# REQUIRED WORK
Every line of the listing must be reproduced as it stands. Leave the images behind.

# PROVIDED DATA
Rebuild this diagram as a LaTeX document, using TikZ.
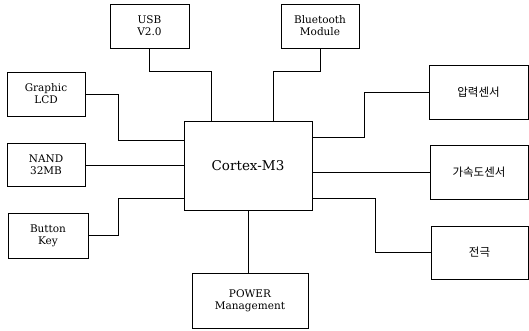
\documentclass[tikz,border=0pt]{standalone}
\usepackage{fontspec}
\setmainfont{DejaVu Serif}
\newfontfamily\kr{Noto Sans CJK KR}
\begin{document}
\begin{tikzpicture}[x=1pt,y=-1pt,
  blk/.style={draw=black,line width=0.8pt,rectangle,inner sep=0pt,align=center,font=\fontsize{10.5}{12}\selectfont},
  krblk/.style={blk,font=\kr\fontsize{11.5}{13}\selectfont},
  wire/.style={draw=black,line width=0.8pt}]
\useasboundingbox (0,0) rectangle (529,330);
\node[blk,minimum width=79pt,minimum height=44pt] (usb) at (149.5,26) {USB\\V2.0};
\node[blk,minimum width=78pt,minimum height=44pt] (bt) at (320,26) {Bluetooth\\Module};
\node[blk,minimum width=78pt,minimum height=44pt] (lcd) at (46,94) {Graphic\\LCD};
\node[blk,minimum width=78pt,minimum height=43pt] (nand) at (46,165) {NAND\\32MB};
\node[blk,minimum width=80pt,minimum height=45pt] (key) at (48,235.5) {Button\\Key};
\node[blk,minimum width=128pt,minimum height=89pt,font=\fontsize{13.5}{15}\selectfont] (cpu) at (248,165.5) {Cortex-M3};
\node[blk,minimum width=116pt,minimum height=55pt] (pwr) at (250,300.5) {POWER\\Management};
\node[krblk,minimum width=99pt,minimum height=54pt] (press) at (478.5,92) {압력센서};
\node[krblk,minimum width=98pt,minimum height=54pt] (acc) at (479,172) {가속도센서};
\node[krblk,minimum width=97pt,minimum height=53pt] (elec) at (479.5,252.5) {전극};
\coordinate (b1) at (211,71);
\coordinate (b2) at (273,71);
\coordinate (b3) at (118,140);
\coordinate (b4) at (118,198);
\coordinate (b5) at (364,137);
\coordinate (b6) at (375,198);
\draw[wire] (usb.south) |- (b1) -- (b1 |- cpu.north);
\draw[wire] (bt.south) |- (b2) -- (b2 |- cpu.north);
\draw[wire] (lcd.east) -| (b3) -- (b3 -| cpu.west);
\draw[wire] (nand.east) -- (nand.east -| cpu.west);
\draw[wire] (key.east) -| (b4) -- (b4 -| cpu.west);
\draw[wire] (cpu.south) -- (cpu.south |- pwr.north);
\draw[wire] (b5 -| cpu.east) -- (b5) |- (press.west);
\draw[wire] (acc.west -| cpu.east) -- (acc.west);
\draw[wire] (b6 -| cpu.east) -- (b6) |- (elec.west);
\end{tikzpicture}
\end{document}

# CORRECT ANSWER
Rebuild this diagram as a LaTeX document, using TikZ.
\documentclass[tikz,border=0pt]{standalone}
\usepackage{fontspec}
\setmainfont{DejaVu Serif}
\newfontfamily\kr{Noto Sans CJK KR}
\begin{document}
\begin{tikzpicture}[x=1pt,y=-1pt,
  blk/.style={draw=black,line width=0.8pt,rectangle,inner sep=0pt,align=center,font=\fontsize{10.5}{12}\selectfont},
  krblk/.style={blk,font=\kr\fontsize{11.5}{13}\selectfont},
  wire/.style={draw=black,line width=0.8pt}]
\useasboundingbox (0,0) rectangle (529,330);
\node[blk,minimum width=79pt,minimum height=44pt] (usb) at (149.5,26) {USB\\V2.0};
\node[blk,minimum width=78pt,minimum height=44pt] (bt) at (320,26) {Bluetooth\\Module};
\node[blk,minimum width=78pt,minimum height=44pt] (lcd) at (46,94) {Graphic\\LCD};
\node[blk,minimum width=78pt,minimum height=43pt] (nand) at (46,165) {NAND\\32MB};
\node[blk,minimum width=80pt,minimum height=45pt] (key) at (48,235.5) {Button\\Key};
\node[blk,minimum width=128pt,minimum height=89pt,font=\fontsize{13.5}{15}\selectfont] (cpu) at (248,165.5) {Cortex-M3};
\node[blk,minimum width=116pt,minimum height=55pt] (pwr) at (250,300.5) {POWER\\Management};
\node[krblk,minimum width=99pt,minimum height=54pt] (press) at (478.5,92) {압력센서};
\node[krblk,minimum width=98pt,minimum height=54pt] (acc) at (479,172) {가속도센서};
\node[krblk,minimum width=97pt,minimum height=53pt] (elec) at (479.5,252.5) {전극};
\coordinate (b1) at (211,71);
\coordinate (b2) at (273,71);
\coordinate (b3) at (118,140);
\coordinate (b4) at (118,198);
\coordinate (b5) at (364,137);
\coordinate (b6) at (375,198);
\draw[wire] (usb.south) |- (b1) -- (b1 |- cpu.north);
\draw[wire] (bt.south) |- (b2) -- (b2 |- cpu.north);
\draw[wire] (lcd.east) -| (b3) -- (b3 -| cpu.west);
\draw[wire] (nand.east) -- (nand.east -| cpu.west);
\draw[wire] (key.east) -| (b4) -- (b4 -| cpu.west);
\draw[wire] (cpu.south) -- (cpu.south |- pwr.north);
\draw[wire] (b5 -| cpu.east) -- (b5) |- (press.west);
\draw[wire] (acc.west -| cpu.east) -- (acc.west);
\draw[wire] (b6 -| cpu.east) -- (b6) |- (elec.west);
\end{tikzpicture}
\end{document}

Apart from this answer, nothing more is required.